RECORDS PROVIDED -
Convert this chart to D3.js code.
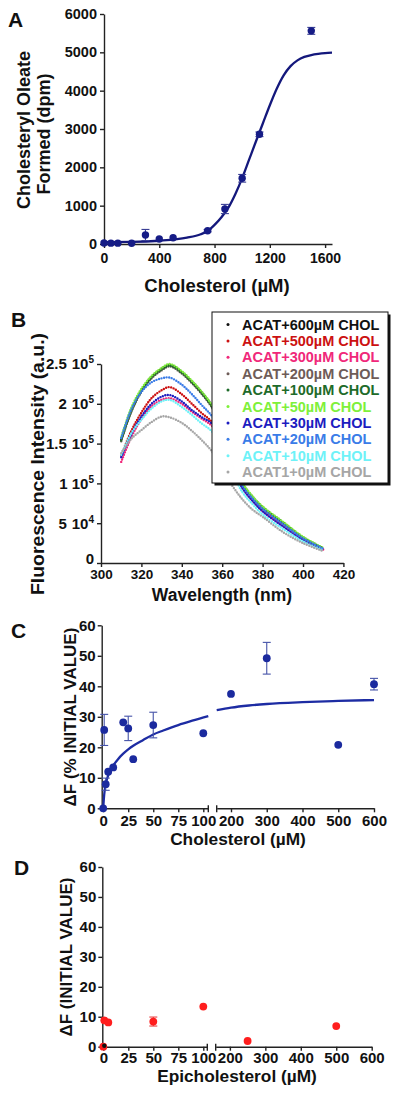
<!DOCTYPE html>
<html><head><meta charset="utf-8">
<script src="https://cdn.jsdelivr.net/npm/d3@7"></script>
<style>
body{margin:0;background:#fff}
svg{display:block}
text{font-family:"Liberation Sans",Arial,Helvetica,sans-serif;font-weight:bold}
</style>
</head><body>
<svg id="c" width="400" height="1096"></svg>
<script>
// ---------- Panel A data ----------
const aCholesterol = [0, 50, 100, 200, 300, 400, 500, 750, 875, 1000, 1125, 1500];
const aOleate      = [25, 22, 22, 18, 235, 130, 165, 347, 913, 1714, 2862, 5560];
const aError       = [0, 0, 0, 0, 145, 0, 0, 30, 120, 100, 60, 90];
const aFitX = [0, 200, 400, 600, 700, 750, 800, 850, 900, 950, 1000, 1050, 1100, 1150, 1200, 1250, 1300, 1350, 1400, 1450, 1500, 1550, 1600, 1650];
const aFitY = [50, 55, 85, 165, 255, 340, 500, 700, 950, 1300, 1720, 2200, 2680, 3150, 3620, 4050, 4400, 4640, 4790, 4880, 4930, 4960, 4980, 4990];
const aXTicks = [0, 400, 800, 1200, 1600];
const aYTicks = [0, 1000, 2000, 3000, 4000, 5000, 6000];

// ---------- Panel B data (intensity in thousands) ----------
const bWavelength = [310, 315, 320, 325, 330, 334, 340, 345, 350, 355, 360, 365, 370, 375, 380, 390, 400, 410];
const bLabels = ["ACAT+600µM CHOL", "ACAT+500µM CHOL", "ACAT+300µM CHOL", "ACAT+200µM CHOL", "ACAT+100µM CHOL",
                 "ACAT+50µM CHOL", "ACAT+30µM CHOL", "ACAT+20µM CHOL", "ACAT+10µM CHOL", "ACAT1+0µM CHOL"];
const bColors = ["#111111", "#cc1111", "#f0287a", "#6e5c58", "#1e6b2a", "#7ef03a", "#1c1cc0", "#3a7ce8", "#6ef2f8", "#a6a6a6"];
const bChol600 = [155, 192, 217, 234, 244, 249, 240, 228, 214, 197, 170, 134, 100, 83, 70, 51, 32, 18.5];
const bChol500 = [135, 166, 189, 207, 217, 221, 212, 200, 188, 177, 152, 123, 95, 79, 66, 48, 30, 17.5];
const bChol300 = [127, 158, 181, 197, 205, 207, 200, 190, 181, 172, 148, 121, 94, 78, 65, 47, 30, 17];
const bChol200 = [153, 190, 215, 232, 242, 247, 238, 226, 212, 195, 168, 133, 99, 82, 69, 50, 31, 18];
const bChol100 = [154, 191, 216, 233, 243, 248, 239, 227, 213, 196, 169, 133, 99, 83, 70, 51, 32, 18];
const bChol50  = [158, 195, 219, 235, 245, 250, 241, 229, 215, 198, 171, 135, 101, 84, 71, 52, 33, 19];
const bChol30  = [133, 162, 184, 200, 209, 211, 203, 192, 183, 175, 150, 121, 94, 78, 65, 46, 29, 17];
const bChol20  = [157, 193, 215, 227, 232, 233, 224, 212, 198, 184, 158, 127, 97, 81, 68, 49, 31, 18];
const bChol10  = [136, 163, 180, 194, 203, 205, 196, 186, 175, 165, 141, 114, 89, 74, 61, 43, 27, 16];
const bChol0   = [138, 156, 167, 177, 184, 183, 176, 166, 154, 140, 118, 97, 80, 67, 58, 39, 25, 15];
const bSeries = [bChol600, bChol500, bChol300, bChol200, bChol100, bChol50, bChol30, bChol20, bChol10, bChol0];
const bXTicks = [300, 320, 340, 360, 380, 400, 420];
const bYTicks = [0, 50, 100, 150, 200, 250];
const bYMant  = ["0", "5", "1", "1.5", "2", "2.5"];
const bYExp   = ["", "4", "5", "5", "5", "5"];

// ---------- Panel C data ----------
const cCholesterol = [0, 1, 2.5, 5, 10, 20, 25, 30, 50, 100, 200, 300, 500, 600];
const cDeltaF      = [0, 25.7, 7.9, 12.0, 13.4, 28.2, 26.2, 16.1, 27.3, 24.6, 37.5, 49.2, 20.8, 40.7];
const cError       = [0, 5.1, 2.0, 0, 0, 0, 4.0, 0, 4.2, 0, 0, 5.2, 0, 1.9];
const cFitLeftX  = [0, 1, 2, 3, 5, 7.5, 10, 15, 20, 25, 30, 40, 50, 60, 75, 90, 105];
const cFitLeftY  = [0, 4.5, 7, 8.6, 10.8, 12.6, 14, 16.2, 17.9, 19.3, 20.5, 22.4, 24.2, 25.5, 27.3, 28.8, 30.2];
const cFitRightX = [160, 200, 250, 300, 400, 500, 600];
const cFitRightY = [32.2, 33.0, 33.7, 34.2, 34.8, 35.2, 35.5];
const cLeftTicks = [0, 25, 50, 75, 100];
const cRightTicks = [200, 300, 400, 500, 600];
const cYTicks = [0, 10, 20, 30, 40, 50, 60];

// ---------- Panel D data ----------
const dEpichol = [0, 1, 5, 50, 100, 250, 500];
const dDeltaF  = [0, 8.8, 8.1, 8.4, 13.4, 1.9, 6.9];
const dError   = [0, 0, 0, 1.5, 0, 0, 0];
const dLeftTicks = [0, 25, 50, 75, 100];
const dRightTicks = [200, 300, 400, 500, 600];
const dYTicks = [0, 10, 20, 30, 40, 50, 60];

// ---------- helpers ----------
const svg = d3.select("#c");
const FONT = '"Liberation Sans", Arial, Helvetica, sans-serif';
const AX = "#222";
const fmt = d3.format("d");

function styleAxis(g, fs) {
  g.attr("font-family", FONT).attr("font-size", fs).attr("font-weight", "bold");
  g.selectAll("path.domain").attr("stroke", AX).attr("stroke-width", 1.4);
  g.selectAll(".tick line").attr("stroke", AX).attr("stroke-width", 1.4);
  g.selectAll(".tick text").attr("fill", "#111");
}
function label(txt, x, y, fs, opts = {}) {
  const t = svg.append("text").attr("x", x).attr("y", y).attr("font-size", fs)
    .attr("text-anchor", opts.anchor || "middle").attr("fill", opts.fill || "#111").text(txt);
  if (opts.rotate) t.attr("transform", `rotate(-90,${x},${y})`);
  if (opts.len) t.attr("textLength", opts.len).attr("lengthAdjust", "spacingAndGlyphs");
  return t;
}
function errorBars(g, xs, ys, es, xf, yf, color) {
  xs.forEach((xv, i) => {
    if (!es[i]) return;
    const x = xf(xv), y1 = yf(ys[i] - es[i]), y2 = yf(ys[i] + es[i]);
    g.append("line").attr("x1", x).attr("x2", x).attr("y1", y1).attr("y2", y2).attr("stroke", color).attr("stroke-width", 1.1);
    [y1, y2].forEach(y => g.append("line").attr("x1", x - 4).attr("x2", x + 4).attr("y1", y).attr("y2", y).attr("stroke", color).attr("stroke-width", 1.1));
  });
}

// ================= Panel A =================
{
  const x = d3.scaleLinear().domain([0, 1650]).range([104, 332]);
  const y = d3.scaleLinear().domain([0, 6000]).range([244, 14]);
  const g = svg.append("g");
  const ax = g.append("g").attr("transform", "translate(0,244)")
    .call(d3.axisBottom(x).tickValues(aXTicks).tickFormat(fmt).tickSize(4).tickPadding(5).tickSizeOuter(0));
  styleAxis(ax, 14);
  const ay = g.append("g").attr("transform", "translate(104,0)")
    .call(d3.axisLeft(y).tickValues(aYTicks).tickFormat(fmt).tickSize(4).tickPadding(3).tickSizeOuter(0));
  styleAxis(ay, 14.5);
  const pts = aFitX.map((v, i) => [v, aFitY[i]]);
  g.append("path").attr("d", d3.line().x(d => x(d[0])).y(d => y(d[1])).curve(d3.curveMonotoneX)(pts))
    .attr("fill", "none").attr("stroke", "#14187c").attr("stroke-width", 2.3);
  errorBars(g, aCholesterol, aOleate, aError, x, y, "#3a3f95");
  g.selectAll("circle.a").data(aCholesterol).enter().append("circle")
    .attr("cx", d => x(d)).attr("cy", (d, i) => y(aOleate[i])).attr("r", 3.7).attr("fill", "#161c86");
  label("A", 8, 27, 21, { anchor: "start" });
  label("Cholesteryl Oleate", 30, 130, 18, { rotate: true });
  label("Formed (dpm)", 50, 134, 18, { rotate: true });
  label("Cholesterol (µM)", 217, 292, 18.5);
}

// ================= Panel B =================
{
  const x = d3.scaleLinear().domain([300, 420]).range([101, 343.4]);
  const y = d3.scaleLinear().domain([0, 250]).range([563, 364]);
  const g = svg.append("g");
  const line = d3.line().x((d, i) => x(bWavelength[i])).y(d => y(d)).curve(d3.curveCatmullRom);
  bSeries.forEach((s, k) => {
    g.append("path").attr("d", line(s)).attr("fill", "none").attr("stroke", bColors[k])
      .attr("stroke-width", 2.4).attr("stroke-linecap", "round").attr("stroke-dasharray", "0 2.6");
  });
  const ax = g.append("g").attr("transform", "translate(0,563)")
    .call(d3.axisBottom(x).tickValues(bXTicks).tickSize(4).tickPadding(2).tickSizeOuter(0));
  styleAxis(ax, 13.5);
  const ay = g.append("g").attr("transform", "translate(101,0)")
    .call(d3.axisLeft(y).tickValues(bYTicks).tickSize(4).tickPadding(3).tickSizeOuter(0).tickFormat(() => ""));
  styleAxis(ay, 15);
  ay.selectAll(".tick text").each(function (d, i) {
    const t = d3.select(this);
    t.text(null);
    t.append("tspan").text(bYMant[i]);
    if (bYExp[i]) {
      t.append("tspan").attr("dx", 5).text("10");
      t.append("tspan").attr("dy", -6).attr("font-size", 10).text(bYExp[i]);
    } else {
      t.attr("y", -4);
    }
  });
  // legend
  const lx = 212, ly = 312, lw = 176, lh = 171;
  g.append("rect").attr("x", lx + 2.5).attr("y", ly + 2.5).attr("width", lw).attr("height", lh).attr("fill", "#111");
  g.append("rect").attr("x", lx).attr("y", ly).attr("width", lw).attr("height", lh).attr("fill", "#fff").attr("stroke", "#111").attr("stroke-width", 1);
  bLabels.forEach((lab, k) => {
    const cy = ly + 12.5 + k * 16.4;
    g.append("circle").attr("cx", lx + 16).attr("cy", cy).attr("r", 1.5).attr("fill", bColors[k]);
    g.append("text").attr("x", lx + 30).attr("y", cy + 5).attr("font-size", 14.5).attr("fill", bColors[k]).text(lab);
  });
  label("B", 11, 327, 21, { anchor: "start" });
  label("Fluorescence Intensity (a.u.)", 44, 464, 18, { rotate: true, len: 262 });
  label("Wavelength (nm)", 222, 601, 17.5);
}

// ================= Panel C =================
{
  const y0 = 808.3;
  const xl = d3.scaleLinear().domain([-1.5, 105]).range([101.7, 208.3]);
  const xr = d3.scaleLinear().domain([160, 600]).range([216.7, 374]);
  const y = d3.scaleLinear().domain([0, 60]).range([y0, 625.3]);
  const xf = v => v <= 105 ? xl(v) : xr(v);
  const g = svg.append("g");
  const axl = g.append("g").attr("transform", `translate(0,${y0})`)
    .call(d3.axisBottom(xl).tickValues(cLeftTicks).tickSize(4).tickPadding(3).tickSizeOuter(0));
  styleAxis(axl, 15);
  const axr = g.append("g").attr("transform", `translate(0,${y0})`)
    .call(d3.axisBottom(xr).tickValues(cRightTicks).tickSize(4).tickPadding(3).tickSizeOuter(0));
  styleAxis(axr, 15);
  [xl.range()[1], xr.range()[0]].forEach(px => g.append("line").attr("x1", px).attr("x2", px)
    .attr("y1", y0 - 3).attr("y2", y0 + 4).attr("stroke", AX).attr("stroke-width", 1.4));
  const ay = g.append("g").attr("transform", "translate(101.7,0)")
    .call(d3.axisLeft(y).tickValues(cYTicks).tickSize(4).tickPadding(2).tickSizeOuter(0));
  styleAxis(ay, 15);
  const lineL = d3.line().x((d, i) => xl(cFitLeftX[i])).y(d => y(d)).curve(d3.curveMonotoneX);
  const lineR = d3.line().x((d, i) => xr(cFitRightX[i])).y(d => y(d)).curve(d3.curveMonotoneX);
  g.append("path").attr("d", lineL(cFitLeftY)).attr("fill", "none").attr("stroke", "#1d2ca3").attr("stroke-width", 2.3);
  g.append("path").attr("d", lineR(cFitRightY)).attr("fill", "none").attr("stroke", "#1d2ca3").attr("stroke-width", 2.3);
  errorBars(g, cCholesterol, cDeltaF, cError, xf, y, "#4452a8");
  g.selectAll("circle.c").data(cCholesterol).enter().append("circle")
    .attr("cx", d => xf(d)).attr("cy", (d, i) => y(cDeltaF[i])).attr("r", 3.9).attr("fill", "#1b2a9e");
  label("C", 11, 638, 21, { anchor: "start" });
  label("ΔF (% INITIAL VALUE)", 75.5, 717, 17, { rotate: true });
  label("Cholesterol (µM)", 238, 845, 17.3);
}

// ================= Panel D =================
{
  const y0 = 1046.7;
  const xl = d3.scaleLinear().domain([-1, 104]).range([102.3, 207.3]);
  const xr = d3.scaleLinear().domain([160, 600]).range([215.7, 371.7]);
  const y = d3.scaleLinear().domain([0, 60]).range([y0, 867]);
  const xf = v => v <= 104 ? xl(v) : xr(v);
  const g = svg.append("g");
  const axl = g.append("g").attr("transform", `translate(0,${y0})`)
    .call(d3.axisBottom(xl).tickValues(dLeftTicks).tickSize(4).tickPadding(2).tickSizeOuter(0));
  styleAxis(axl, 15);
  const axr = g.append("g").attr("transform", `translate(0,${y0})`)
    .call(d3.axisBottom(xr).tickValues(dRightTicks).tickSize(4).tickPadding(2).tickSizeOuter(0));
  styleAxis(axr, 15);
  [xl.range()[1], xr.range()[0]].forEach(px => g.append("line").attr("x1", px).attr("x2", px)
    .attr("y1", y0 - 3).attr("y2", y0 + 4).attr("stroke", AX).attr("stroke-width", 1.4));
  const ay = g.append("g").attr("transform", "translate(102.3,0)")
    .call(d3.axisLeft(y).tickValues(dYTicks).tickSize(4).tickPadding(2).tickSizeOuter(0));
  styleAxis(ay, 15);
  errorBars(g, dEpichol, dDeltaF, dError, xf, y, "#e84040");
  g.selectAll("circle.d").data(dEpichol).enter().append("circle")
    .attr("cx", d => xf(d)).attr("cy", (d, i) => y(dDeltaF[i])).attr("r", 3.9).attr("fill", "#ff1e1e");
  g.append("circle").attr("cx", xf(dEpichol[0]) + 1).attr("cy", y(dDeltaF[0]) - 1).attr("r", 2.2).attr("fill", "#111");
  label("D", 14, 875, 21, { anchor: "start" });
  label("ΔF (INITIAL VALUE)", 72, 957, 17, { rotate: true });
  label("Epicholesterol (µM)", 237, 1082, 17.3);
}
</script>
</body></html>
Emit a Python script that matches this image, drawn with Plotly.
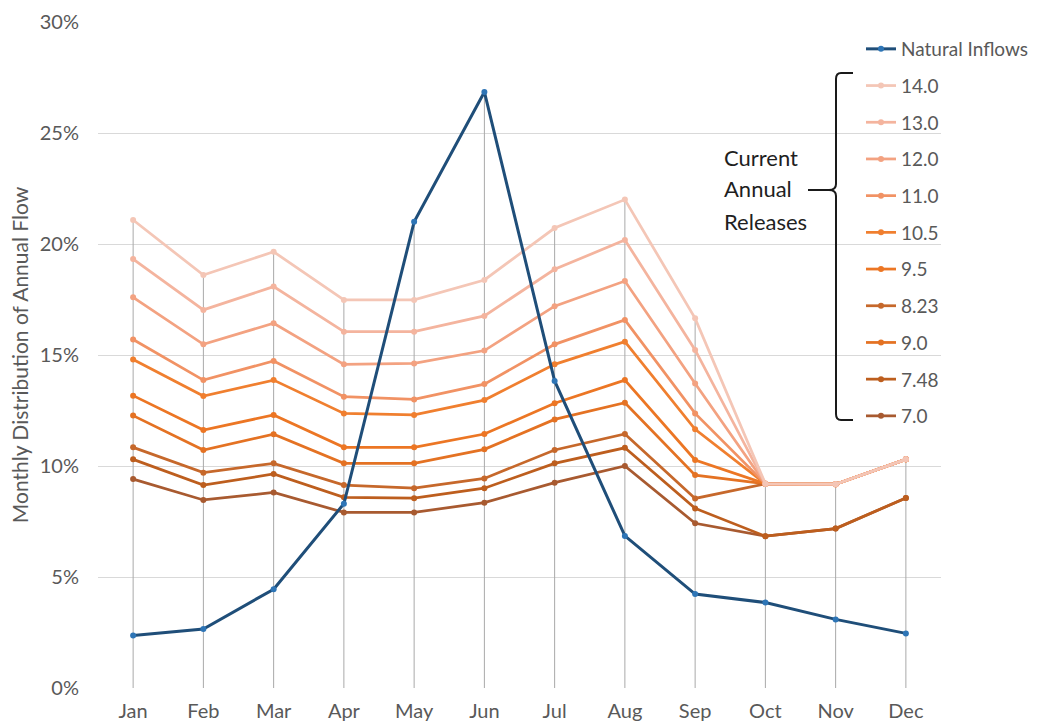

GIVEN TASK - Restate only the lines running from the start of the material above through the line containing "const aYTicks = [0, 1000, 2000, 3000, 4000, 5000, 6000];", ends included. No pictures.

CORRECT OUTPUT -
Convert this chart to D3.js code.
<!DOCTYPE html>
<html><head><meta charset="utf-8">
<script src="https://cdn.jsdelivr.net/npm/d3@7"></script>
<style>
body{margin:0;background:#fff}
svg{display:block}
text{font-family:"Liberation Sans",Arial,Helvetica,sans-serif;font-weight:bold}
</style>
</head><body>
<svg id="c" width="400" height="1096"></svg>
<script>
// ---------- Panel A data ----------
const aCholesterol = [0, 50, 100, 200, 300, 400, 500, 750, 875, 1000, 1125, 1500];
const aOleate      = [25, 22, 22, 18, 235, 130, 165, 347, 913, 1714, 2862, 5560];
const aError       = [0, 0, 0, 0, 145, 0, 0, 30, 120, 100, 60, 90];
const aFitX = [0, 200, 400, 600, 700, 750, 800, 850, 900, 950, 1000, 1050, 1100, 1150, 1200, 1250, 1300, 1350, 1400, 1450, 1500, 1550, 1600, 1650];
const aFitY = [50, 55, 85, 165, 255, 340, 500, 700, 950, 1300, 1720, 2200, 2680, 3150, 3620, 4050, 4400, 4640, 4790, 4880, 4930, 4960, 4980, 4990];
const aXTicks = [0, 400, 800, 1200, 1600];
const aYTicks = [0, 1000, 2000, 3000, 4000, 5000, 6000];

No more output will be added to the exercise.